» OBJECTIVE
Your copy of the material below should match it exactly, except that it holds no pictures.

==============================

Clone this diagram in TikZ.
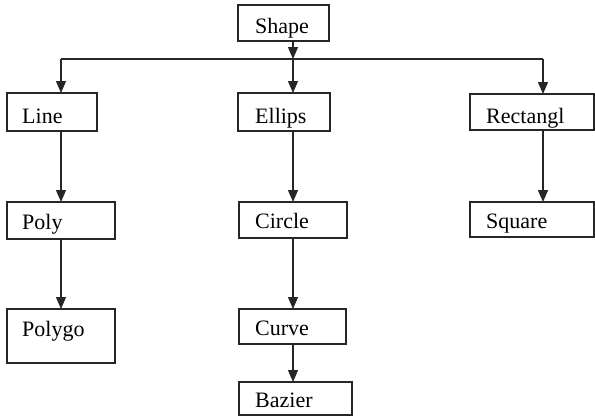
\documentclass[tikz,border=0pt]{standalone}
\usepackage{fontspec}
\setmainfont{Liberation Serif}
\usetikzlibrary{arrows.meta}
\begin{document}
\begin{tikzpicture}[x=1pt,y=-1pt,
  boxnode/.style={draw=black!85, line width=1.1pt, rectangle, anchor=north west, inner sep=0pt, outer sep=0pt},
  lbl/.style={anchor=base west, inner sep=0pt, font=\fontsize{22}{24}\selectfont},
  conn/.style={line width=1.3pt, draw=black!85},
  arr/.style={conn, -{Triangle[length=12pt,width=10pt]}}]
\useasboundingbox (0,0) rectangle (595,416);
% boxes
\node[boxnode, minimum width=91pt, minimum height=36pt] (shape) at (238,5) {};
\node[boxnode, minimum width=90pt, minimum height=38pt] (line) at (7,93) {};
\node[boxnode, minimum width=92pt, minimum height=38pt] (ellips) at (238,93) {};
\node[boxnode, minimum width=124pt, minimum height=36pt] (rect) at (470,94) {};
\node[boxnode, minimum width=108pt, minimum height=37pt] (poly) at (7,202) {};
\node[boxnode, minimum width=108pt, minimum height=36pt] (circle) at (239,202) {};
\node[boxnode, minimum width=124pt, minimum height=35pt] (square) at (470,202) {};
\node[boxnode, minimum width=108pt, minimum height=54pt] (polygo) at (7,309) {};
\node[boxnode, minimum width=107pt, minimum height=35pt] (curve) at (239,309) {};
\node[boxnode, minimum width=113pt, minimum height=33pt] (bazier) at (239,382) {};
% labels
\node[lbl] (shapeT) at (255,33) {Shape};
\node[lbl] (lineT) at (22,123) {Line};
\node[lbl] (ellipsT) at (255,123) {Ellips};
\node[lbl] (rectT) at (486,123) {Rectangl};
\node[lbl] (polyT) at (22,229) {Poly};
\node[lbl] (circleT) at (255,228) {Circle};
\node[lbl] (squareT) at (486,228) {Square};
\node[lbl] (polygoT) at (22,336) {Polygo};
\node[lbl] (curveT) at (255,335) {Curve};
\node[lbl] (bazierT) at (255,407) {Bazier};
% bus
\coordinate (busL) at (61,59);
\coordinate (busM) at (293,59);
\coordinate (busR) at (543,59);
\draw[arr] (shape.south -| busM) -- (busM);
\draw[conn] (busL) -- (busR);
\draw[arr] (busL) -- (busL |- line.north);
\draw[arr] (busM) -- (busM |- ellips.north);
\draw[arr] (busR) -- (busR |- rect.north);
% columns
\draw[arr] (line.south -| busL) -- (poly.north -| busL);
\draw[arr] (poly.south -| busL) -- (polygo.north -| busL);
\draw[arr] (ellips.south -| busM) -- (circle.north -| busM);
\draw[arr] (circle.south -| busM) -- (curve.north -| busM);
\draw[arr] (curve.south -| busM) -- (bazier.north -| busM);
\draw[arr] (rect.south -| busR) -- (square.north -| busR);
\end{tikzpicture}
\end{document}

==============================

» TASK RESPONSE
Clone this diagram in TikZ.
\documentclass[tikz,border=0pt]{standalone}
\usepackage{fontspec}
\setmainfont{Liberation Serif}
\usetikzlibrary{arrows.meta}
\begin{document}
\begin{tikzpicture}[x=1pt,y=-1pt,
  boxnode/.style={draw=black!85, line width=1.1pt, rectangle, anchor=north west, inner sep=0pt, outer sep=0pt},
  lbl/.style={anchor=base west, inner sep=0pt, font=\fontsize{22}{24}\selectfont},
  conn/.style={line width=1.3pt, draw=black!85},
  arr/.style={conn, -{Triangle[length=12pt,width=10pt]}}]
\useasboundingbox (0,0) rectangle (595,416);
% boxes
\node[boxnode, minimum width=91pt, minimum height=36pt] (shape) at (238,5) {};
\node[boxnode, minimum width=90pt, minimum height=38pt] (line) at (7,93) {};
\node[boxnode, minimum width=92pt, minimum height=38pt] (ellips) at (238,93) {};
\node[boxnode, minimum width=124pt, minimum height=36pt] (rect) at (470,94) {};
\node[boxnode, minimum width=108pt, minimum height=37pt] (poly) at (7,202) {};
\node[boxnode, minimum width=108pt, minimum height=36pt] (circle) at (239,202) {};
\node[boxnode, minimum width=124pt, minimum height=35pt] (square) at (470,202) {};
\node[boxnode, minimum width=108pt, minimum height=54pt] (polygo) at (7,309) {};
\node[boxnode, minimum width=107pt, minimum height=35pt] (curve) at (239,309) {};
\node[boxnode, minimum width=113pt, minimum height=33pt] (bazier) at (239,382) {};
% labels
\node[lbl] (shapeT) at (255,33) {Shape};
\node[lbl] (lineT) at (22,123) {Line};
\node[lbl] (ellipsT) at (255,123) {Ellips};
\node[lbl] (rectT) at (486,123) {Rectangl};
\node[lbl] (polyT) at (22,229) {Poly};
\node[lbl] (circleT) at (255,228) {Circle};
\node[lbl] (squareT) at (486,228) {Square};
\node[lbl] (polygoT) at (22,336) {Polygo};
\node[lbl] (curveT) at (255,335) {Curve};
\node[lbl] (bazierT) at (255,407) {Bazier};
% bus
\coordinate (busL) at (61,59);
\coordinate (busM) at (293,59);
\coordinate (busR) at (543,59);
\draw[arr] (shape.south -| busM) -- (busM);
\draw[conn] (busL) -- (busR);
\draw[arr] (busL) -- (busL |- line.north);
\draw[arr] (busM) -- (busM |- ellips.north);
\draw[arr] (busR) -- (busR |- rect.north);
% columns
\draw[arr] (line.south -| busL) -- (poly.north -| busL);
\draw[arr] (poly.south -| busL) -- (polygo.north -| busL);
\draw[arr] (ellips.south -| busM) -- (circle.north -| busM);
\draw[arr] (circle.south -| busM) -- (curve.north -| busM);
\draw[arr] (curve.south -| busM) -- (bazier.north -| busM);
\draw[arr] (rect.south -| busR) -- (square.north -| busR);
\end{tikzpicture}
\end{document}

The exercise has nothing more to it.